Choosing between SQL and NoSQL

SQL and NoSQL are not quality labels. They describe different data models, query models and operational trade-offs. The right choice depends on the shape of the data, the invarian…

SQL and NoSQL are not quality labels. They describe different data models, query models and operational trade-offs. The right choice depends on the shape of the data, the invariants the system must protect, the queries it must answer and how the workload must scale.

Start with the data model

A relational database stores data in tables with rows, columns, keys and constraints. It is a strong fit when the domain has clear relationships, shared entities and rules that should be enforced close to the data.

A document database stores related data together in documents. It is a strong fit when an aggregate is usually read and written as one unit, and when the document shape needs to evolve without coordinating every field across every record at the same time.

A key-value store is a strong fit for simple lookups by key, cache-like access patterns and workloads where the application already knows the access path.

A wide-column or column-family store can fit very large, high-throughput access patterns, but it often requires query-driven modelling up front.

Use SQL when relationships drive the workload

Choose a relational database when joins, constraints and transactions are central to correctness. Foreign keys, unique constraints, check constraints and transactional updates are useful because they put critical rules in the database rather than spreading them across application code.

SQL is also a good fit for ad hoc reporting and changing query requirements. A normalised model can answer new questions without duplicating every possible read shape in advance.

Relational databases are not limited to small systems. Modern SQL engines support partitioning, replication, indexing, materialised views and high availability patterns. The question is not whether SQL can scale, but whether its scaling model matches the workload.

Use NoSQL when access patterns are stable and aggregate-shaped

Choose a document database when most operations read or write a whole aggregate, such as a profile, catalogue item or event payload. Embedding related data can reduce joins and make reads simple.

Choose a key-value design when the dominant operation is direct lookup by key and secondary querying is limited or handled elsewhere.

NoSQL systems often trade general query flexibility for simpler horizontal scaling or a model that matches the application aggregate. That trade can be excellent when access patterns are known and stable. It can be expensive when the product later needs complex cross-entity queries.

Be careful with consistency assumptions

Do not assume all SQL systems provide the same isolation, and do not assume all NoSQL systems lack transactions. Many document databases support indexes and multi-document transactions, but the limits, performance costs and modelling guidance are engine-specific.

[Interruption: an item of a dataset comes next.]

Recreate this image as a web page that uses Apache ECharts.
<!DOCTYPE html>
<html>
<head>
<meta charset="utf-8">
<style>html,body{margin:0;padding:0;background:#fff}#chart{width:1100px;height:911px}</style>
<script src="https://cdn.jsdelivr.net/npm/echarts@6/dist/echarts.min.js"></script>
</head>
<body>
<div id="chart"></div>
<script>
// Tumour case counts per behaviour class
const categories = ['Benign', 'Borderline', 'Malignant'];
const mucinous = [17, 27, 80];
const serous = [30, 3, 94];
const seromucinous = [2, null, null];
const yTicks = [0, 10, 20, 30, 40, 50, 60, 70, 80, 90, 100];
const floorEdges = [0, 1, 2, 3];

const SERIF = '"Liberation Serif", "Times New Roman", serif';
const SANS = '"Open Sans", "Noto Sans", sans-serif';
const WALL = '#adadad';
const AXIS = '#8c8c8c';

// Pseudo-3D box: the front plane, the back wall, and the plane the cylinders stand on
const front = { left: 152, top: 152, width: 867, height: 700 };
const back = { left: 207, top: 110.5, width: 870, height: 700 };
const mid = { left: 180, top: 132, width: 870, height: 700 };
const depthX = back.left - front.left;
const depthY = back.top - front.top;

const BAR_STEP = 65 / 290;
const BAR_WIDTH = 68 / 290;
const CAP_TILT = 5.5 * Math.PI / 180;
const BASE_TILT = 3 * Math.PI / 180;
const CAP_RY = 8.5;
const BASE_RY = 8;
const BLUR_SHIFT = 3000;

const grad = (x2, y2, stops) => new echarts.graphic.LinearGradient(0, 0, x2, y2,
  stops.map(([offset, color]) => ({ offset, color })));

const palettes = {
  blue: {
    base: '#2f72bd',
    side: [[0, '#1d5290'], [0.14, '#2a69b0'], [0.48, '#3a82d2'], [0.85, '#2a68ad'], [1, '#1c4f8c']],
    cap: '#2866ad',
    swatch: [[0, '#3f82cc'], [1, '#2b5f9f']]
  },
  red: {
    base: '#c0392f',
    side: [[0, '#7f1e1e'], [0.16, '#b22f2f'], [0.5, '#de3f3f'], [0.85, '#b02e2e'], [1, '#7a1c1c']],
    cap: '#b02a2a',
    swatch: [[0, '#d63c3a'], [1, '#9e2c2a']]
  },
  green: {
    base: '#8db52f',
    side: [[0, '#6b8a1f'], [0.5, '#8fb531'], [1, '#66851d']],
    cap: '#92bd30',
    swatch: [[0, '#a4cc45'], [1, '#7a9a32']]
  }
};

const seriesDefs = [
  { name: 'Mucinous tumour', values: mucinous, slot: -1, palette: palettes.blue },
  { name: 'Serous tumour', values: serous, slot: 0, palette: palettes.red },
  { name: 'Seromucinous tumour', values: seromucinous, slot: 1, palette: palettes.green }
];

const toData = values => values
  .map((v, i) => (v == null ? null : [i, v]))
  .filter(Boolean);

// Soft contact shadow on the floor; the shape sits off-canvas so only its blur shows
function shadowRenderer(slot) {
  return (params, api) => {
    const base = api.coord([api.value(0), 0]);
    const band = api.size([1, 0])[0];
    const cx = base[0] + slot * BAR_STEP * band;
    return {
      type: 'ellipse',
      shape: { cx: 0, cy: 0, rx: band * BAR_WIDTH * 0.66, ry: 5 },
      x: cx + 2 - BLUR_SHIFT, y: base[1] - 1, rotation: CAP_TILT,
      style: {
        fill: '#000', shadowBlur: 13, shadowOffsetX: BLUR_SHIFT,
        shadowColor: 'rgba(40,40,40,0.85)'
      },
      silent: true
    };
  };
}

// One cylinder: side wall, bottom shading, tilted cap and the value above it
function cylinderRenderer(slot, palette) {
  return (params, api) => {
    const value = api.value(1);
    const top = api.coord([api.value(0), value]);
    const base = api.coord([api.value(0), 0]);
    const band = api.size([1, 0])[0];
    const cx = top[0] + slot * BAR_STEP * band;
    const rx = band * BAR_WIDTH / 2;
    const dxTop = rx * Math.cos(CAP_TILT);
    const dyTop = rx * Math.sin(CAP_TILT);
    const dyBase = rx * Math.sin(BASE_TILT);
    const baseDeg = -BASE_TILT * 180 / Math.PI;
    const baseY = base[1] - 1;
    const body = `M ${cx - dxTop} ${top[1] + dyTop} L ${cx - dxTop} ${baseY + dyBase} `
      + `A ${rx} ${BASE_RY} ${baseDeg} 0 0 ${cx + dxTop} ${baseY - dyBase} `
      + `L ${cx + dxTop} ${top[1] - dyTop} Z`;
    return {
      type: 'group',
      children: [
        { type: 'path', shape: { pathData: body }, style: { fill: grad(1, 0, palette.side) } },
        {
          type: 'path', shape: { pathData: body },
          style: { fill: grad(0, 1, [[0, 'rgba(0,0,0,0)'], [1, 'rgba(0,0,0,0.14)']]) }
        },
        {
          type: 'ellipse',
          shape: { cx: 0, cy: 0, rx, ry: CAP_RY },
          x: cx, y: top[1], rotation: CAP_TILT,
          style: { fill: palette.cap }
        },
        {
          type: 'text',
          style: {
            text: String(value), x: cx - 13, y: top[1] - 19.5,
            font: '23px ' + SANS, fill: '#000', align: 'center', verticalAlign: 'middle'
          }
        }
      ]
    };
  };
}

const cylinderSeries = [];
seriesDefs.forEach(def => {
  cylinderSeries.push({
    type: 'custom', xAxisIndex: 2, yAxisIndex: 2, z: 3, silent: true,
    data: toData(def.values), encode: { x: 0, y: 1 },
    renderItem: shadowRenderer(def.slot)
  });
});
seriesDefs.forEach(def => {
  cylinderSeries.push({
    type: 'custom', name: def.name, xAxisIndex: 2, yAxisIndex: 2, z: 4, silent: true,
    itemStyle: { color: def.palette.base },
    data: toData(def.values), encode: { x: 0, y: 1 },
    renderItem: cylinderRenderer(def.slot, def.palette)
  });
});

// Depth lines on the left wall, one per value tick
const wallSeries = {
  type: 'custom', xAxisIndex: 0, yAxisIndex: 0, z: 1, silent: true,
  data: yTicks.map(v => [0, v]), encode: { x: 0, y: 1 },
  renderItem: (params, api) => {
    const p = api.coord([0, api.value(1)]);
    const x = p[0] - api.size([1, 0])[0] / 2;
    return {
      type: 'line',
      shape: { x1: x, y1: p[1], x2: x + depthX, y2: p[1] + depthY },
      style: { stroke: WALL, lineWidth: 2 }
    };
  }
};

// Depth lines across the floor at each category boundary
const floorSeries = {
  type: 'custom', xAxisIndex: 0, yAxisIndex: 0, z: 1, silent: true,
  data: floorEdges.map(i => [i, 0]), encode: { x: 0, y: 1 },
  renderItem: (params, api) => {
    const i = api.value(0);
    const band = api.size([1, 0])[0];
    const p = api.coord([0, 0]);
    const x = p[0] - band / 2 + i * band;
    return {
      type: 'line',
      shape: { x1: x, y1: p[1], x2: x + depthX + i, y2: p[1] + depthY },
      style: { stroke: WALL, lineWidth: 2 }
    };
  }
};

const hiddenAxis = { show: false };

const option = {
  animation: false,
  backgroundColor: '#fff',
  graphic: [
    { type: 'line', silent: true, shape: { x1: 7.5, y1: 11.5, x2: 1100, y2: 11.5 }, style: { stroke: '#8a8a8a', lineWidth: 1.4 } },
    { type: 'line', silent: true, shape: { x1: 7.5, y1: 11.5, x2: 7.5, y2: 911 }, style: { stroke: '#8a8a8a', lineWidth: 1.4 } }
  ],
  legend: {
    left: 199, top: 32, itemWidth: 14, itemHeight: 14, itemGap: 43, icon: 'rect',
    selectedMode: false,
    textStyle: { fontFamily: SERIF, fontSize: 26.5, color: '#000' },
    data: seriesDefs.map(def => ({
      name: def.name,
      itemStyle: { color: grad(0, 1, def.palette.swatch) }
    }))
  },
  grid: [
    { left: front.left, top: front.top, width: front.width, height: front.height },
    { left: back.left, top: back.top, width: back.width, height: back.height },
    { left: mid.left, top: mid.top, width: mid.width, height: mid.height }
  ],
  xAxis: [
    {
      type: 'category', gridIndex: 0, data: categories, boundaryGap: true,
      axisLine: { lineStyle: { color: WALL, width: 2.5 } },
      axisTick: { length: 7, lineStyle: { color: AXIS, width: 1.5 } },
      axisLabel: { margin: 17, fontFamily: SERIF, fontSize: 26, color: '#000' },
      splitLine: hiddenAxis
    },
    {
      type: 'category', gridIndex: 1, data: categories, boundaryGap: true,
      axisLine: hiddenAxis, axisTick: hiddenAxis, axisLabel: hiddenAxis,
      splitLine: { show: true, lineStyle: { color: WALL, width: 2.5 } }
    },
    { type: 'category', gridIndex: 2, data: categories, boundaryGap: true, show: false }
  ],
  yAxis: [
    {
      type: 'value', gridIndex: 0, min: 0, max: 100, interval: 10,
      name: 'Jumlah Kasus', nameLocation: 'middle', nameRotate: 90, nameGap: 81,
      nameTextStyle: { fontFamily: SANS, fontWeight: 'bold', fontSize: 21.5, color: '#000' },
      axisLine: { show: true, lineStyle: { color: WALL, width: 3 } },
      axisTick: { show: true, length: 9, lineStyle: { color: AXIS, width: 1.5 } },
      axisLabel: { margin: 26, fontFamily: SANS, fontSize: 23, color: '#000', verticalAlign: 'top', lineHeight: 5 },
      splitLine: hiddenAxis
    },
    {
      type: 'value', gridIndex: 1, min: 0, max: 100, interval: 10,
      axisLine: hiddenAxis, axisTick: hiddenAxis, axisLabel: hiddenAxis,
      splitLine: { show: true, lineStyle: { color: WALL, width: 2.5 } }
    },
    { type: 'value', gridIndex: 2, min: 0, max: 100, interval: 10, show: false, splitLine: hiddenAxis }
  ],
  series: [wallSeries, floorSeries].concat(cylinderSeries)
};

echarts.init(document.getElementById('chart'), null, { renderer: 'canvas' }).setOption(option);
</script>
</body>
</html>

The key question is the invariant. If the system must update several independent records together and reject conflicting writes, check the exact transaction and isolation behaviour before choosing the database.

If eventual consistency is acceptable, design the user experience and reconciliation process explicitly. Eventual consistency is not a reason to ignore correctness. It is a decision about when and how correctness is reached.

Model for queries, not labels

A database choice should be tested against the real queries.

Can the system fetch the common read path without excessive joins, scans or network round trips? Can it enforce uniqueness where it matters? Can it update related data atomically where required? Can it answer support, audit and reporting questions without building a second database immediately?

If the answer depends on adding a search engine, cache, warehouse or stream processor, include that system in the design. The database choice is then part of a wider data architecture, not a single-product decision.

Consider operations

Operational maturity matters. Backups, restores, migrations, monitoring, connection limits, indexing, failover and staff familiarity can dominate the theoretical model.

A familiar relational database may be a better first choice than an unfamiliar NoSQL system if the workload is ordinary and the team needs predictable operations. A specialised NoSQL system may be justified when the workload clearly exceeds what a general relational model can serve cleanly.

Common mistakes

Do not choose NoSQL only to avoid schema design. Every production database has a schema, even if the database does not enforce it centrally. The schema may live in application code, validation rules, indexes, analytics jobs and migration scripts.

Do not choose SQL only because it is familiar. If every request reads and writes one large aggregate and the relational model only adds joins and impedance, a document model may be simpler.

Do not split one domain across multiple databases without a reason. Cross-database consistency, migrations and observability are harder than a single-database design.

Conclusion

Choose SQL when relationships, constraints, transactions and flexible querying are central. Choose NoSQL when the data is naturally aggregate-shaped, access patterns are stable and the chosen engine's consistency model fits the invariants. The best decision comes from modelling real reads, writes and failure cases, not from treating SQL and NoSQL as competing slogans.